Seafood Cornwall Training survey on fishing safety. Seafood Cornwall Training (SCT) conducted a recent survey on fishing safety in a bid to find out what fishers and their families think will make fishing safer.

Of those who responded, more than 60% felt that not enough was being done to make fishing safer, reflecting the awful news that there have been eight deaths in the sector since November 2020.

Of those, however, 41% felt that there was now some good work being done. Funding for safety measures on vessels was considered the most helpful measure being taken right now, with safety training and awareness campaigns coming in second and third behind this. Better working conditions and then stricter regulations were also considered to be useful steps towards making fishing safer.

There was also the call for:

“Better safety campaigns; Training courses for assessing risks, with help filling out risk assessments; and helpful videos showing how to find risks.”

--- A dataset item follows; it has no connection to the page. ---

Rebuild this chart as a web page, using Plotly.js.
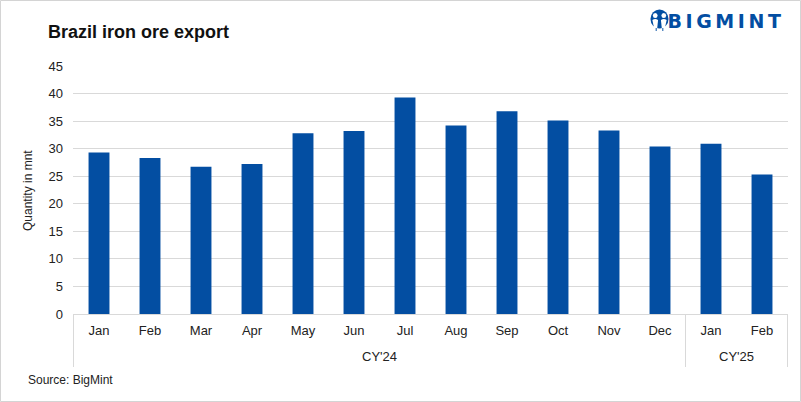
<!DOCTYPE html>
<html>
<head>
<meta charset="utf-8">
<script src="https://cdn.plot.ly/plotly-3.0.1.min.js"></script>
<style>
html,body{margin:0;padding:0;background:#fff;}
#chart{width:801px;height:402px;}
</style>
</head>
<body>
<div id="chart"></div>
<script>
const months = ['Jan','Feb','Mar','Apr','May','Jun','Jul','Aug','Sep','Oct','Nov','Dec','Jan','Feb'];
const years = ["CY'24","CY'24","CY'24","CY'24","CY'24","CY'24","CY'24","CY'24","CY'24","CY'24","CY'24","CY'24","CY'25","CY'25"];
const exportsMnt = [29.3, 28.3, 26.7, 27.2, 32.8, 33.2, 39.3, 34.2, 36.8, 35.1, 33.3, 30.4, 30.9, 25.3];
const yTicks = [0,5,10,15,20,25,30,35,40,45];

const W = 801, H = 402;
const L = 73, R = 13, T = 66, B = 88;
const pw = W - L - R, ph = H - T - B;
const px = v => (v - L) / pw;
const py = v => (H - B - v) / ph;

// category keys (unique per month+year), shown with month tick text
const cats = months.map((m, i) => m + ' ' + years[i]);

// year groups: first/last category index
const groups = [];
years.forEach((y, i) => {
  const g = groups[groups.length - 1];
  if (g && g.name === y) g.end = i; else groups.push({name: y, start: i, end: i});
});

const iconSvg = 'data:image/svg+xml;utf8,' + encodeURIComponent(
 '<svg xmlns="http://www.w3.org/2000/svg" width="40" height="46" viewBox="0 0 40 46">' +
 '<circle cx="20" cy="20" r="19" fill="#034ea2"/>' +
 '<circle cx="11" cy="13" r="5" fill="#fff"/><circle cx="29" cy="13" r="5" fill="#fff"/>' +
 '<path d="M5 22 Q11 18 17 22 L15 40 L9 40 Z" fill="#fff"/>' +
 '<path d="M23 22 Q29 18 35 22 L31 40 L25 40 Z" fill="#fff"/>' +
 '<circle cx="20" cy="20" r="3.5" fill="#034ea2"/>' +
 '<rect x="12" y="38" width="2" height="6" fill="#034ea2"/><rect x="26" y="38" width="2" height="6" fill="#034ea2"/>' +
 '</svg>');

const trace = {
  type: 'bar',
  x: cats,
  y: exportsMnt,
  marker: {color: '#034ea2'},
  hoverinfo: 'y'
};

const annotations = [
  {text: 'Quantity in mnt', xref: 'paper', yref: 'paper', x: px(28), y: py(190), textangle: -90,
   showarrow: false, xanchor: 'center', yanchor: 'middle', font: {size: 12, color: '#222'}},
  {text: 'Source: BigMint', xref: 'paper', yref: 'paper', x: px(26), y: py(380),
   showarrow: false, xanchor: 'left', yanchor: 'middle', font: {size: 12, color: '#222'}},
  {text: 'BIGMINT', xref: 'paper', yref: 'paper', x: px(678), y: py(21),
   showarrow: false, xanchor: 'left', yanchor: 'middle',
   font: {family: '"DejaVu Sans", sans-serif', size: 19, color: '#034ea2', weight: 'bold'}}
];
const shapes = [
  {type: 'rect', xref: 'paper', yref: 'paper', x0: px(0.5), x1: px(800.5), y0: py(401.5), y1: py(0.5),
   line: {color: '#d4d4d4', width: 1}, fillcolor: 'rgba(0,0,0,0)', layer: 'below'}
];
groups.forEach((g, k) => {
  annotations.push({text: g.name, xref: 'x', yref: 'paper', x: (g.start + g.end) / 2, y: py(356),
    showarrow: false, xanchor: 'center', yanchor: 'middle', font: {size: 13, color: '#222'}});
  if (k === 0) shapes.push({type: 'line', xref: 'x', yref: 'paper', x0: g.start - 0.5, x1: g.start - 0.5,
    y0: 0, y1: py(367), line: {color: '#d9d9d9', width: 1}});
  shapes.push({type: 'line', xref: 'x', yref: 'paper', x0: g.end + 0.5, x1: g.end + 0.5,
    y0: 0, y1: py(367), line: {color: '#d9d9d9', width: 1}});
});

const layout = {
  width: W, height: H,
  margin: {l: L, r: R, t: T, b: B, pad: 0},
  paper_bgcolor: '#fff', plot_bgcolor: '#fff',
  bargap: 0.59,
  showlegend: false,
  font: {family: '"Liberation Sans", Arial, sans-serif', size: 13, color: '#222'},
  title: {text: 'Brazil iron ore export', xref: 'container', yref: 'container', x: 48/W, xanchor: 'left', y: 1 - 32/H, yanchor: 'middle',
          font: {family: '"Liberation Sans", Arial, sans-serif', size: 18, color: '#111', weight: 'bold'}},
  xaxis: {
    type: 'category',
    tickvals: cats, ticktext: months,
    showline: true, linecolor: '#d9d9d9', linewidth: 1,
    showgrid: false, ticks: '',
    ticklabelstandoff: 4,
    tickfont: {size: 13, color: '#222'},
    automargin: false
  },
  yaxis: {
    range: [0, 45], tickvals: yTicks, ticktext: yTicks.map(String),
    showgrid: true, gridcolor: '#d9d9d9', gridwidth: 1,
    zeroline: false, showline: false, ticks: '',
    ticklabelstandoff: 9,
    tickfont: {size: 13, color: '#222'},
    automargin: false
  },
  annotations: annotations,
  shapes: shapes,
  images: [
    {source: iconSvg, xref: 'paper', yref: 'paper', x: px(650), y: py(9), sizex: 19/pw, sizey: 23/ph,
     xanchor: 'left', yanchor: 'top', sizing: 'stretch', layer: 'above'}
  ]
};

Plotly.newPlot('chart', [trace], layout, {displayModeBar: false, staticPlot: true}).then(() => {
  document.querySelectorAll('.annotation-text').forEach(t => {
    if (t.textContent === 'BIGMINT') t.style.letterSpacing = '3.6px';
  });
});
</script>
</body>
</html>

Calls for better working relationships with the Maritime & Coastguard Agency was also a common theme and interestingly it was felt that it would be very helpful to get fishermen as MCA surveyors and also around the table to give their views on what will improve safety. Also, the need to include real fishermen talking about safety in media awareness campaigns.

As one responder put it:

“Get fishermen to the table. There are too many professional meeting-goers who have no idea about what happens on fishing boats attending safety meetings. Focus more on fishermen who are coming forward with their own simple measures to improve safety on their own fishing boats. Highlight real experiences where fishers have been saved by wearing PFDs. Fishermen don’t like attending courses in a room, so get down to the harbour around the gallery table. We need fishermen at the forefront of safety campaigns.”

SCT will be passing these suggestions to the relevant authorities and says it will be working hard to make sure the suggestions are put into practice.